▶ _MATERIAL PROVIDED_:
======
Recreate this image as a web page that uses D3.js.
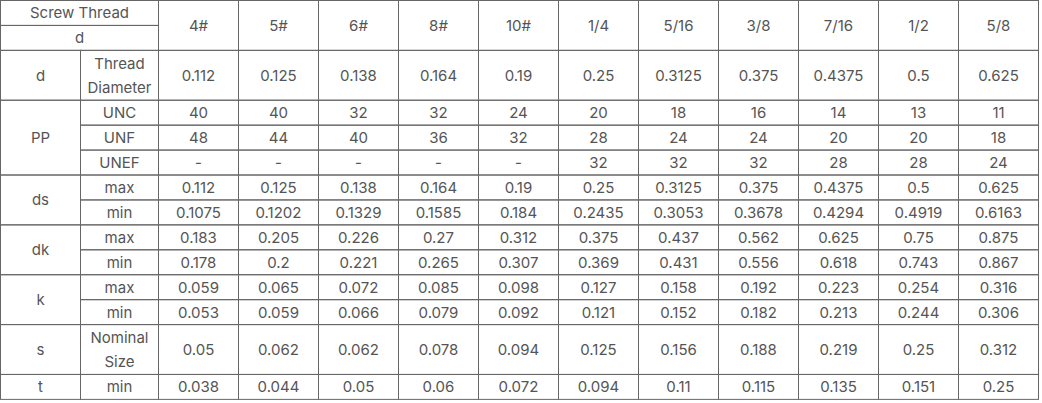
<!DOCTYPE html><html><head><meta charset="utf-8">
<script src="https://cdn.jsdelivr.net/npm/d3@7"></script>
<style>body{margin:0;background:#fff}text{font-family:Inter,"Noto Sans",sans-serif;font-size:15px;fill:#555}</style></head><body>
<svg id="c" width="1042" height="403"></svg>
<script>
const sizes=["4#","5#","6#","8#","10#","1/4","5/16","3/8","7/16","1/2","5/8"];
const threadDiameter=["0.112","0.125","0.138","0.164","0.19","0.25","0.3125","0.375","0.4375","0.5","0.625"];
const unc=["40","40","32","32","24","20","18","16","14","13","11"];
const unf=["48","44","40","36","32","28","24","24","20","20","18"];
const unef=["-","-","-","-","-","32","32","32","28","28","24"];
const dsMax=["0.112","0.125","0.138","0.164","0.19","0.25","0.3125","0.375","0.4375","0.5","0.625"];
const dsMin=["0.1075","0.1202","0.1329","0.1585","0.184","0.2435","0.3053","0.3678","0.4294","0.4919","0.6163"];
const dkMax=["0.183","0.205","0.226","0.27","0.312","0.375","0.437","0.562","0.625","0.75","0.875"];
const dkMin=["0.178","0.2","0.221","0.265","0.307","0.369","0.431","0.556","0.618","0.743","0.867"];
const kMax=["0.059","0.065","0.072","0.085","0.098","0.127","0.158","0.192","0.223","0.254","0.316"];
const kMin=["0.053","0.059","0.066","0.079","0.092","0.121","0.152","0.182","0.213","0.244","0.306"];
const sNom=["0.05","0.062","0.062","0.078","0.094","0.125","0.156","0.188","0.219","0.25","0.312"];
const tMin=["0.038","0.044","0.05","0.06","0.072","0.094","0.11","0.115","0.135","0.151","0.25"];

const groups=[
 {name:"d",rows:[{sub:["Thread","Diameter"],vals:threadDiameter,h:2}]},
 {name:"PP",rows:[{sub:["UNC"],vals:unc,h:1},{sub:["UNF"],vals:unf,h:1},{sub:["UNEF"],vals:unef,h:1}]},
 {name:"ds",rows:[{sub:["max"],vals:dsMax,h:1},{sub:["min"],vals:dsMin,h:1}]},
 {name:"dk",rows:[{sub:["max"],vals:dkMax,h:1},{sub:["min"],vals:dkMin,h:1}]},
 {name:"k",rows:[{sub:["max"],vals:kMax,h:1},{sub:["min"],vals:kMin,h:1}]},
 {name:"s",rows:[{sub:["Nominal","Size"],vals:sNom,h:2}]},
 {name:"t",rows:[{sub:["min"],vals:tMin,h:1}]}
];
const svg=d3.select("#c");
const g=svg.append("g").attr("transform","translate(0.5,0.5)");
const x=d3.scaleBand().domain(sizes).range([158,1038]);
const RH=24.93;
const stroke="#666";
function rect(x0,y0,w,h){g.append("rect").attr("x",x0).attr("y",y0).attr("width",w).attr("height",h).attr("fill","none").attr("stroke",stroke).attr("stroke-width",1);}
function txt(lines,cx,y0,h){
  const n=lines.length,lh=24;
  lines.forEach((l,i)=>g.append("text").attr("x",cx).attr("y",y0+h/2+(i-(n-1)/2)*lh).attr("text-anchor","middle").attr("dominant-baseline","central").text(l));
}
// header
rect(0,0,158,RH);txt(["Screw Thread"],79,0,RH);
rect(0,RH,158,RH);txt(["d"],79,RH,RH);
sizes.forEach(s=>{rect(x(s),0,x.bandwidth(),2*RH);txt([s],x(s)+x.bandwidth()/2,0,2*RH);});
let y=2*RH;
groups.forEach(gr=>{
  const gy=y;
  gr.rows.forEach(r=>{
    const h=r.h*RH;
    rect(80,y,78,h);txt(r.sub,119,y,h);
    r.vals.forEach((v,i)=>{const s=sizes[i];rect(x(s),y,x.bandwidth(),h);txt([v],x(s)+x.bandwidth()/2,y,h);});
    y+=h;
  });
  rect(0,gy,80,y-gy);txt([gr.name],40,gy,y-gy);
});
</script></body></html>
======
▶ _AIM_:
Write out each line of the data exactly; the images should be left out.

▶ _FINAL RESULT_:
Recreate this image as a web page that uses D3.js.
<!DOCTYPE html><html><head><meta charset="utf-8">
<script src="https://cdn.jsdelivr.net/npm/d3@7"></script>
<style>body{margin:0;background:#fff}text{font-family:Inter,"Noto Sans",sans-serif;font-size:15px;fill:#555}</style></head><body>
<svg id="c" width="1042" height="403"></svg>
<script>
const sizes=["4#","5#","6#","8#","10#","1/4","5/16","3/8","7/16","1/2","5/8"];
const threadDiameter=["0.112","0.125","0.138","0.164","0.19","0.25","0.3125","0.375","0.4375","0.5","0.625"];
const unc=["40","40","32","32","24","20","18","16","14","13","11"];
const unf=["48","44","40","36","32","28","24","24","20","20","18"];
const unef=["-","-","-","-","-","32","32","32","28","28","24"];
const dsMax=["0.112","0.125","0.138","0.164","0.19","0.25","0.3125","0.375","0.4375","0.5","0.625"];
const dsMin=["0.1075","0.1202","0.1329","0.1585","0.184","0.2435","0.3053","0.3678","0.4294","0.4919","0.6163"];
const dkMax=["0.183","0.205","0.226","0.27","0.312","0.375","0.437","0.562","0.625","0.75","0.875"];
const dkMin=["0.178","0.2","0.221","0.265","0.307","0.369","0.431","0.556","0.618","0.743","0.867"];
const kMax=["0.059","0.065","0.072","0.085","0.098","0.127","0.158","0.192","0.223","0.254","0.316"];
const kMin=["0.053","0.059","0.066","0.079","0.092","0.121","0.152","0.182","0.213","0.244","0.306"];
const sNom=["0.05","0.062","0.062","0.078","0.094","0.125","0.156","0.188","0.219","0.25","0.312"];
const tMin=["0.038","0.044","0.05","0.06","0.072","0.094","0.11","0.115","0.135","0.151","0.25"];

const groups=[
 {name:"d",rows:[{sub:["Thread","Diameter"],vals:threadDiameter,h:2}]},
 {name:"PP",rows:[{sub:["UNC"],vals:unc,h:1},{sub:["UNF"],vals:unf,h:1},{sub:["UNEF"],vals:unef,h:1}]},
 {name:"ds",rows:[{sub:["max"],vals:dsMax,h:1},{sub:["min"],vals:dsMin,h:1}]},
 {name:"dk",rows:[{sub:["max"],vals:dkMax,h:1},{sub:["min"],vals:dkMin,h:1}]},
 {name:"k",rows:[{sub:["max"],vals:kMax,h:1},{sub:["min"],vals:kMin,h:1}]},
 {name:"s",rows:[{sub:["Nominal","Size"],vals:sNom,h:2}]},
 {name:"t",rows:[{sub:["min"],vals:tMin,h:1}]}
];
const svg=d3.select("#c");
const g=svg.append("g").attr("transform","translate(0.5,0.5)");
const x=d3.scaleBand().domain(sizes).range([158,1038]);
const RH=24.93;
const stroke="#666";
function rect(x0,y0,w,h){g.append("rect").attr("x",x0).attr("y",y0).attr("width",w).attr("height",h).attr("fill","none").attr("stroke",stroke).attr("stroke-width",1);}
function txt(lines,cx,y0,h){
  const n=lines.length,lh=24;
  lines.forEach((l,i)=>g.append("text").attr("x",cx).attr("y",y0+h/2+(i-(n-1)/2)*lh).attr("text-anchor","middle").attr("dominant-baseline","central").text(l));
}
// header
rect(0,0,158,RH);txt(["Screw Thread"],79,0,RH);
rect(0,RH,158,RH);txt(["d"],79,RH,RH);
sizes.forEach(s=>{rect(x(s),0,x.bandwidth(),2*RH);txt([s],x(s)+x.bandwidth()/2,0,2*RH);});
let y=2*RH;
groups.forEach(gr=>{
  const gy=y;
  gr.rows.forEach(r=>{
    const h=r.h*RH;
    rect(80,y,78,h);txt(r.sub,119,y,h);
    r.vals.forEach((v,i)=>{const s=sizes[i];rect(x(s),y,x.bandwidth(),h);txt([v],x(s)+x.bandwidth()/2,y,h);});
    y+=h;
  });
  rect(0,gy,80,y-gy);txt([gr.name],40,gy,y-gy);
});
</script></body></html>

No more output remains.